▸ AIM
Retype the opening lines of the listing below, ending with the line that contains "2006, 2007, 2008, 2009, 2010, 2011, 2012, 2013, 2014];", and leave out any pictures.
↓↓↓
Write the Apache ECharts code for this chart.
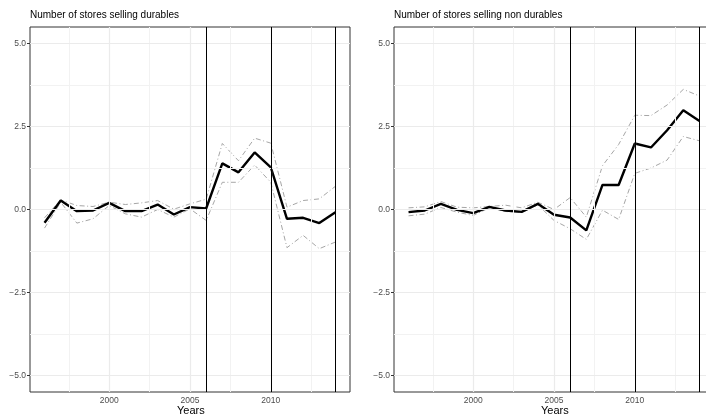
<!DOCTYPE html>
<html>
<head>
<meta charset="utf-8">
<script src="https://cdn.jsdelivr.net/npm/echarts@6/dist/echarts.min.js"></script>
<style>
  html, body { margin: 0; padding: 0; background: #fff; }
  #chart { width: 706px; height: 416px; }
</style>
</head>
<body>
<div id="chart"></div>
<script>
// years on the x axis
const years = [1996, 1997, 1998, 1999, 2000, 2001, 2002, 2003, 2004, 2005,
  2006, 2007, 2008, 2009, 2010, 2011, 2012, 2013, 2014];

// durables: estimate and band
const durMain = [-0.40, 0.27, -0.05, -0.03, 0.20, -0.05, -0.05, 0.15, -0.15, 0.07,
  0.03, 1.39, 1.12, 1.72, 1.27, -0.28, -0.25, -0.41, -0.08];
const durUpper = [-0.25, 0.29, 0.12, 0.09, 0.22, 0.15, 0.20, 0.27, 0.01, 0.17,
  0.31, 1.99, 1.47, 2.15, 2.00, 0.07, 0.27, 0.32, 0.70];
const durLower = [-0.56, 0.22, -0.41, -0.28, 0.12, -0.13, -0.23, 0.00, -0.23, 0.02,
  -0.33, 0.82, 0.82, 1.34, 0.82, -1.15, -0.78, -1.18, -0.98];

// non durables: estimate and band
const ndMain = [-0.08, -0.03, 0.17, -0.01, -0.11, 0.08, -0.03, -0.07, 0.17, -0.16,
  -0.24, -0.63, 0.74, 0.74, 1.99, 1.87, 2.39, 2.99, 2.67];
const ndUpper = [0.05, 0.08, 0.24, 0.07, 0.05, 0.09, 0.13, 0.05, 0.22, 0.00,
  0.36, -0.23, 1.32, 1.96, 2.84, 2.83, 3.15, 3.62, 3.42];
const ndLower = [-0.19, -0.14, 0.06, -0.08, -0.18, 0.05, -0.06, -0.09, 0.14, -0.33,
  -0.58, -0.90, -0.02, -0.30, 1.09, 1.25, 1.49, 2.20, 2.07];

// vertical reference lines
const breakYears = [2006, 2010, 2014];

// axis breaks
const xTicks = [2000, 2005, 2010];
const xMinor = [1997.5, 2002.5, 2007.5, 2012.5];
const yTicks = [-5, -2.5, 0, 2.5, 5];
const yMinor = [-3.75, -1.25, 1.25, 3.75];

const titles = ["Number of stores selling durables", "Number of stores selling non durables"];
const xTitle = "Years";

function pairs(vals) {
  return years.map((y, i) => [y, vals[i]]);
}

function fmtY(v) {
  const s = Math.abs(v).toFixed(1);
  return v < 0 ? "\u2212" + s : s;
}

const panelLeft = [30, 394];
const panelWidth = 320;

let grids = [], xAxes = [], yAxes = [], series = [], titleList = [], graphics = [];

[[durMain, durUpper, durLower], [ndMain, ndUpper, ndLower]].forEach((set, k) => {
  grids.push({
    left: panelLeft[k], top: 27, width: panelWidth, height: 365,
    outerBoundsMode: "none",
    show: true, borderColor: "#333", borderWidth: 1, backgroundColor: "#fff"
  });
  titleList.push({
    text: titles[k], left: panelLeft[k], top: 10, padding: 0,
    textStyle: { fontFamily: "Liberation Sans", fontSize: 10, fontWeight: "normal", color: "#000" }
  });
  // x axis title under each panel
  graphics.push({
    type: "text", left: panelLeft[k] + panelWidth / 2 - 13, top: 405,
    style: { text: xTitle, font: "11px 'Liberation Sans'", fill: "#000" }
  });
  xAxes.push({
    gridIndex: k, type: "value", min: 1995.1, max: 2014.9,
    axisLine: { show: false },
    axisTick: { show: true, length: 3, customValues: xTicks, lineStyle: { color: "#333" } },
    axisLabel: { customValues: xTicks, margin: 4, fontFamily: "Liberation Sans", fontSize: 8.5, color: "#4d4d4d",
      formatter: v => String(v) },
    splitLine: { show: false }
  });
  yAxes.push({
    gridIndex: k, type: "value", min: -5.5, max: 5.5,
    axisLine: { show: false },
    axisTick: { show: true, length: 3, customValues: yTicks, lineStyle: { color: "#333" } },
    axisLabel: { customValues: yTicks, margin: 4, fontFamily: "Liberation Sans", fontSize: 8.5, color: "#4d4d4d",
      formatter: fmtY },
    splitLine: { show: false }
  });

  // background grid lines
  series.push({
    type: "line", xAxisIndex: k, yAxisIndex: k, data: [], z: 1, silent: true,
    markLine: {
      symbol: "none", silent: true, label: { show: false },
      data: [
        ...xMinor.map(v => ({ xAxis: v, lineStyle: { color: "#f2f2f2", width: 1, type: "solid" } })),
        ...yMinor.map(v => ({ yAxis: v, lineStyle: { color: "#f2f2f2", width: 1, type: "solid" } })),
        ...xTicks.map(v => ({ xAxis: v, lineStyle: { color: "#ebebeb", width: 1.2, type: "solid" } })),
        ...yTicks.map(v => ({ yAxis: v, lineStyle: { color: "#ebebeb", width: 1.2, type: "solid" } }))
      ]
    }
  });

  // confidence band lines
  [set[1], set[2]].forEach(b => {
    series.push({
      type: "line", xAxisIndex: k, yAxisIndex: k, data: pairs(b), z: 3,
      symbol: "none", silent: true,
      lineStyle: { color: "#a6a6a6", width: 1, type: [5, 2.5, 1, 2.5] }
    });
  });

  // estimate
  series.push({
    type: "line", xAxisIndex: k, yAxisIndex: k, data: pairs(set[0]), z: 4,
    symbol: "none", silent: true,
    lineStyle: { color: "#000", width: 2.4 },
    markLine: {
      symbol: "none", silent: true, label: { show: false },
      lineStyle: { color: "#000", width: 1, type: "solid" },
      data: breakYears.map(v => ({ xAxis: v }))
    }
  });
});

const chart = echarts.init(document.getElementById("chart"), null, { renderer: "canvas" });
chart.setOption({
  animation: false,
  backgroundColor: "#fff",
  title: titleList,
  grid: grids,
  xAxis: xAxes,
  yAxis: yAxes,
  graphic: graphics,
  series: series
});
</script>
</body>
</html>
↑↑↑
▸ SOLUTION TO THE EXERCISE
Write the Apache ECharts code for this chart.
<!DOCTYPE html>
<html>
<head>
<meta charset="utf-8">
<script src="https://cdn.jsdelivr.net/npm/echarts@6/dist/echarts.min.js"></script>
<style>
  html, body { margin: 0; padding: 0; background: #fff; }
  #chart { width: 706px; height: 416px; }
</style>
</head>
<body>
<div id="chart"></div>
<script>
// years on the x axis
const years = [1996, 1997, 1998, 1999, 2000, 2001, 2002, 2003, 2004, 2005,
  2006, 2007, 2008, 2009, 2010, 2011, 2012, 2013, 2014];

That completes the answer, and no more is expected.